▶ _Problem details_: For each line below that includes the word "this", make a copy.

▶ _Excerpt from a dataset_:
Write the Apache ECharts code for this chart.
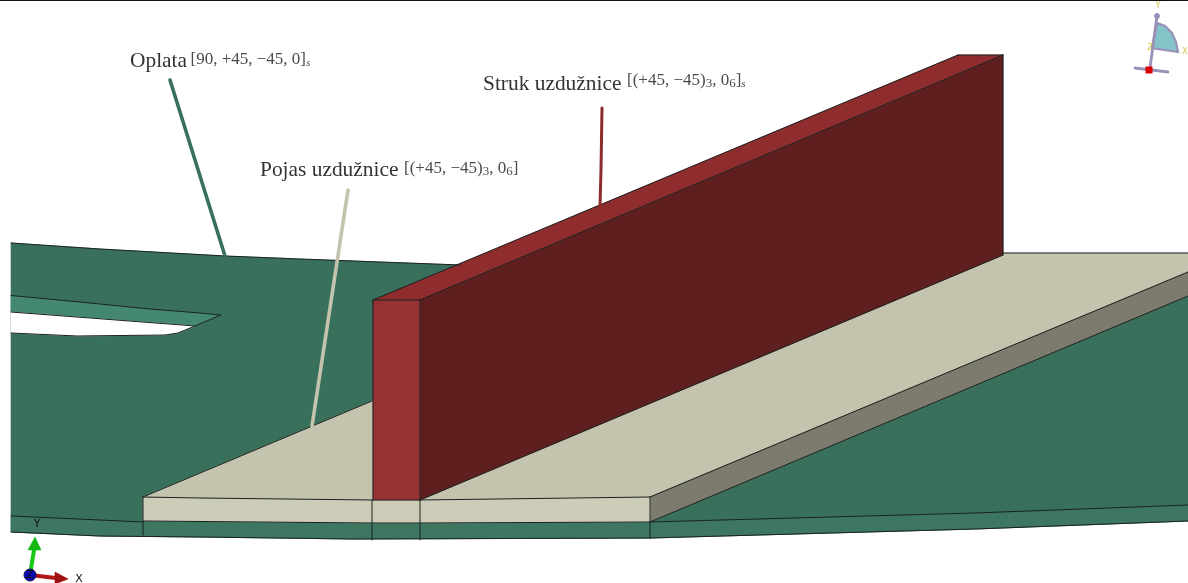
<!DOCTYPE html>
<html><head><meta charset="utf-8">
<style>html,body{margin:0;padding:0;background:#fff}#c{width:1188px;height:583px}</style>
<script src="https://cdn.jsdelivr.net/npm/echarts@6/dist/echarts.min.js"></script>
</head><body><div id="c"></div>
<script>
// Geometry, in picture units
const plate = [[11,243],[100,249],[225,256],[300,259],[460,265],[1003,255],[1188,296],[1188,521],[975,529],[650,538],[353,539],[200,537],[100,536],[11,532]];
const plateSkin = [[11,295.5],[80,302],[150,309],[200,313],[221,315],[195,326],[11,312]];
const cutout = [[11,312],[195,326],[178,333],[165,335],[77,336],[11,333]];
const sideStrip = [[11,516],[100,520],[143,522],[372,523],[650,522],[975,513],[1188,505],[1188,521],[975,529],[650,538],[353,539],[200,537],[100,536],[11,532]];
const flangeTop = [[143,497],[372,401],[1003,253],[1188,253],[1188,272],[650,497],[420,500],[372,500]];
const flangeFront = [[143,497],[200,498],[372,500],[420,500],[650,497],[650,522],[420,523],[372,523],[143,521]];
const flangeSide = [[650,497],[1188,272],[1188,296],[650,522]];
const webFront = [[373,300],[420,300],[420,500],[373,500]];
const webSide = [[420,300],[1003,55],[1003,255],[420,500]];
const webTop = [[373,300],[958,55],[1003,55],[420,300]];
const edgeLines = [
  [[11,243],[100,249],[225,256],[300,259],[460,265]],
  [[11,295.5],[80,302],[150,309],[200,313],[221,315],[178,333],[165,335],[77,336],[11,333]],
  [[11,312],[195,326]],
  [[11,516],[100,520],[143,522]],
  [[650,522],[975,513],[1188,505]],
  [[11,532],[100,536],[200,537],[353,539],[650,538],[975,529],[1188,521]],
  [[143,497],[372,401]],
  [[143,497],[143,535]],
  [[143,497],[200,498],[372,500],[420,500],[650,497]],
  [[143,521],[372,523],[420,523],[650,522]],
  [[372,500],[372,540]],[[420,500],[420,540]],[[650,497],[650,538]],
  [[650,497],[1188,272]],[[650,522],[1188,296]],
  [[1003,253],[1188,253]],
  [[420,500],[1003,255]],[[1003,55],[1003,255]],[[420,300],[1003,55]],[[373,300],[958,55]],
  [[373,300],[420,300]],[[420,300],[420,500]],[[373,300],[373,500]],[[958,55],[1003,55]]
];
const topRule = [[0,0.5],[1188,0.5]];
const leaderSkin = [[170,80],[225,256]];
const leaderFlange = [[348,190],[312,426]];
const leaderWeb = [[602,108],[601,170],[600,206]];
// view triad, top right
const triadSector = [[1157,23],[1165,26],[1172,33],[1176,42],[1178,52],[1152,48]];
const triadStem = [[1157,16],[1150,68]];
const triadBase = [[1135,68],[1168,72]];
const triadOrigin = [[1149,70]];
const triadTip = [[1157,16]];
// global axes, bottom left
const axisY = [[30,575],[34,550]];
const axisYHead = [[28,550],[41,550],[35,537]];
const axisX = [[30,575],[56,578]];
const axisXHead = [[55,572],[55,584],[68,579]];
const axisZ = [[30,575]];
// texts
const labels = [
  [130,61,'Oplata'],
  [260,170,'Pojas uzdužnice'],
  [483,84,'Struk uzdužnice']
];
const stacks = [
  [190.5,60,'{m|[90, +45, −45, 0]}{s|s}'],
  [404,169,'{m|[(+45, −45)}{n|3}{m|, 0}{n|6}{m|]}'],
  [627,81,'{m|[(+45, −45)}{n|3}{m|, 0}{n|6}{m|]}{s|s}']
];
const cadLabels = [[37,524,'Y'],[79,579,'X'],[30,575,'Z']];
const triadLabels = [[1158,6,'Y'],[1185,52,'X'],[1150,48,'Z']];

function poly(pts, fill, stroke, lw){
  return {type:'custom',coordinateSystem:'cartesian2d',silent:true,data:[[0,0]],clip:false,
    renderItem:(p,api)=>({type:'polygon',shape:{points:pts.map(q=>api.coord(q))},
      style:{fill:fill,stroke:stroke||fill,lineWidth:lw===undefined?0.6:lw}})};
}
function line(pts, color, w){
  return {type:'custom',coordinateSystem:'cartesian2d',silent:true,data:[[0,0]],clip:false,
    renderItem:(p,api)=>({type:'polyline',shape:{points:pts.map(q=>api.coord(q))},
      style:{fill:null,stroke:color,lineWidth:w,lineCap:'round',lineJoin:'round'}})};
}
function dot(center, r, fill, stroke){
  return {type:'custom',coordinateSystem:'cartesian2d',silent:true,data:[[0,0]],clip:false,
    renderItem:(p,api)=>{const c=api.coord(center[0]);
      return {type:'circle',shape:{cx:c[0],cy:c[1],r:r},style:{fill:fill,stroke:stroke,lineWidth:1}};}};
}
function square(center, s, fill){
  return {type:'custom',coordinateSystem:'cartesian2d',silent:true,data:[[0,0]],clip:false,
    renderItem:(p,api)=>{const c=api.coord(center[0]);
      return {type:'rect',shape:{x:c[0]-s/2,y:c[1]-s/2,width:s,height:s},style:{fill:fill}};}};
}
function texts(items, font, size, color, rich, align){
  return {type:'custom',coordinateSystem:'cartesian2d',silent:true,data:items.map(t=>[t[0],t[1]]),clip:false,
    renderItem:(p,api)=>{const t=items[p.dataIndex],c=api.coord([t[0],t[1]]);
      return {type:'text',x:c[0],y:c[1],style:{text:t[2],fontFamily:font,fontSize:size,fill:color,
        align:align||'left',verticalAlign:'middle',rich:rich}};}};
}
const serif='"Liberation Serif"';
const richMath={
  m:{fontFamily:serif,fontSize:17,fill:'#4a4a4a',lineHeight:18,verticalAlign:'middle'},
  n:{fontFamily:serif,fontSize:13,fill:'#4a4a4a',lineHeight:18,verticalAlign:'bottom',padding:[5,0,0,0]},
  s:{fontFamily:serif,fontSize:11,fontStyle:'italic',fill:'#4a4a4a',lineHeight:18,verticalAlign:'bottom',padding:[5,0,0,0]}
};
const ink='#1a2220';
const series=[
  line(topRule,'#111',1.2),
  poly(plate,'#38705c'),
  poly(plateSkin,'#44886f'),
  poly(cutout,'#ffffff'),
  poly(sideStrip,'#3d7661'),
  poly(flangeTop,'#c4c3ae'),
  poly(flangeSide,'#7c7b6d'),
  poly(flangeFront,'#cdccb8'),
  poly(webSide,'#5f1f1f'),
  poly(webTop,'#8f2c2e'),
  poly(webFront,'#963234')
];
edgeLines.forEach(l=>series.push(line(l,ink,1)));
series.push(
  line(leaderSkin,'#38705c',3.6),
  line(leaderFlange,'#c4c3ad',3.6),
  line(leaderWeb,'#8c2c2c',3),
  texts(labels,serif,21.4,'#333333'),
  texts(stacks,serif,17,'#4a4a4a',richMath),
  line(axisY,'#14c814',4),
  poly(axisYHead,'#12b812'),
  line(axisX,'#b01414',4),
  poly(axisXHead,'#a01010'),
  dot(axisZ,6,'#0a0ab4','#10105a'),
  texts(cadLabels,'"DejaVu Sans"',11,'#111111',undefined,'center'),
  poly(triadSector,'#84c4c8','#9a90b8',2.2),
  line(triadStem,'#9a90b8',2.8),
  line(triadBase,'#9a90b8',2.8),
  dot(triadTip,2.5,'#9a90b8','#9a90b8'),
  square(triadOrigin,7,'#dc0000'),
  texts(triadLabels,'"DejaVu Sans"',8.5,'#d8c84a',undefined,'center')
);
const chart=echarts.init(document.getElementById('c'),null,{renderer:'canvas'});
chart.setOption({
  animation:false,backgroundColor:'#ffffff',
  grid:{left:0,right:0,top:0,bottom:0},
  xAxis:{type:'value',min:0,max:1188,show:false},
  yAxis:{type:'value',min:0,max:583,inverse:true,show:false},
  series:series
});
</script></body></html>
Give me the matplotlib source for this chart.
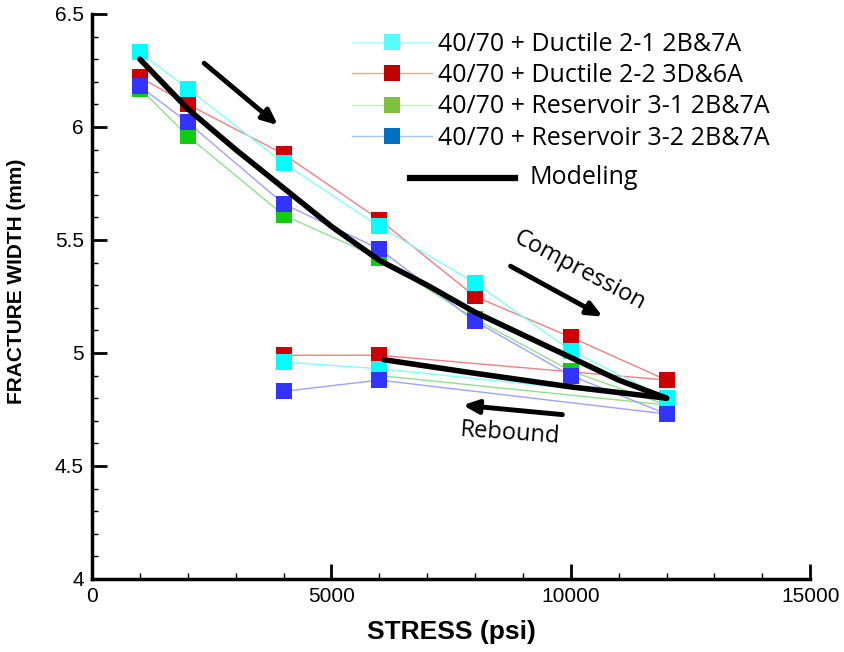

▶ _Written answer_:
Write the Apache ECharts code for this chart.
Give me the matplotlib source for this chart.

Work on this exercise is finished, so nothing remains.